1/4 c. freshly squeezed lime juice

15 oz. can Cream of Coconut, divided (I used Coco Lopez)

Coconut Lime Frosting (recipe follows)

Toasted Coconut, for garnish

Coconut Lime Frosting:

3/4 c. Mascarpone cheese (homemade or store-bought)

3/4 c. cream cheese, softened

1 Tbsp. butter, softened

2 c. confectioners’ sugar

1 1/2 tsp. freshly squeezed lime juice

1 tsp. vanilla

1/4 tsp. salt

1 to 2 Tbsp. Cream of Coconut, reserved from above

For the Cake:

Preheat oven to 350° F.  Butter the bottom and sides of a 9-inch round cake pan; set aside.

Spread 1 cup of coconut on an ungreased baking sheet.  Toast in the oven for 7 to 10 minutes, stirring several times until golden brown; immediately remove from baking sheet to cool; set aside.

In a medium bowl, whisk together flour, baking powder, baking soda, salt, and remaining 1/2 cup coconut (untoasted); set aside.

In a large bowl, beat butter and brown sugar with an electric mixer until light and fluffy.

Add eggs, one at a time, beating well after each addition; set aside.

Peel, core, and dice the pear.  Place the diced pear into a 2-cup measuring cup.  (It should yield 1 cup, loosely packed.)  Add lime zest and juice; toss to coat.

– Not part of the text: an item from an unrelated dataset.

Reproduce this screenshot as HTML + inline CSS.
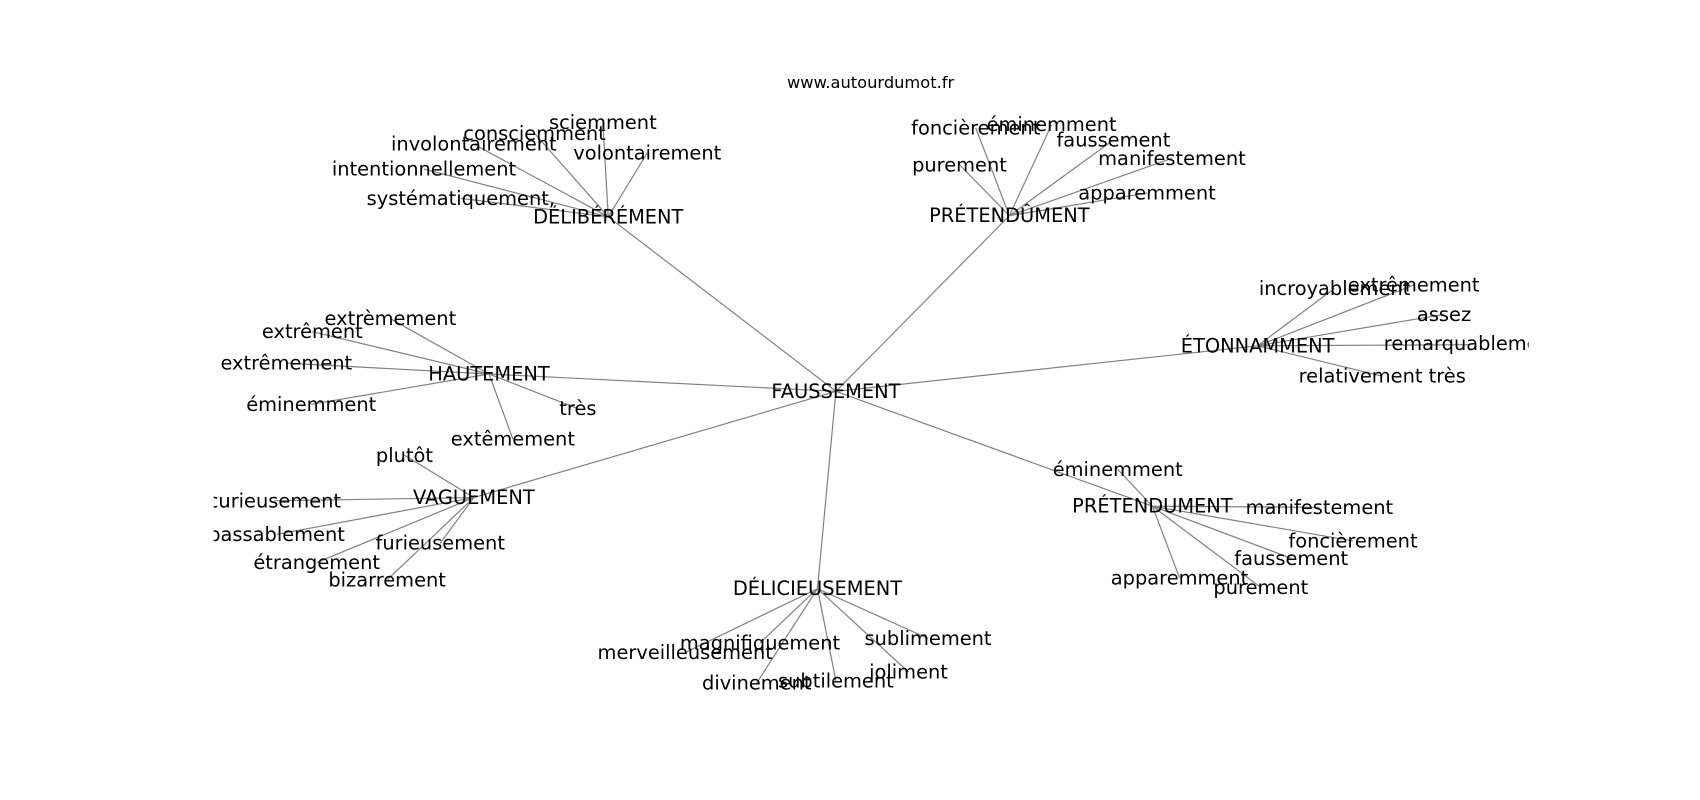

In the same measuring cup, pour 1 cup Cream of Coconut (approximately) over the diced pear mixture, until the total quantity measures 1-3/4 cups.  Reserve remaining Cream of Coconut for the frosting.

Add pear mixture to creamed mixture; beat well.  (Batter will look soupy and some of the pears will still be “chunky,” but that’s okay.)

Gradually add flour mixture in thirds — no need to create a dust storm! — and beat on low speed until just combined.

Spread batter into prepared pan.  Bake 35 to 45 minutes, until a wooden pick inserted into the center of the cake comes out clean.

Cool for 10 minutes on a wire rack.  Run a sharp knife around inside edge of the pan, invert and remove the pan, then flip the cake back onto the cooling rack to cool completely.

(Note:  Cake may rise significantly above the pan — not to worry — just another reason to label it “over the top!”)

Trim edges of cake before frosting, if desired.

For the Frosting:

Prepare homemade Mascarpone cheese several hours in advance (I made it with lime juice instead of lemon juice); refrigerate until set.

Alternatively, use store-bought Mascarpone & get on with it. :)

Whip the cream cheese, Mascarpone, and butter until fluffy.

Add confectioners’ sugar, vanilla, salt, and lime juice; mix well.

Add enough of the reserved Cream of Coconut until frosting reaches “spreadable” consistency.

Frost top & sides of cooled cake.  Sprinkle with toasted coconut.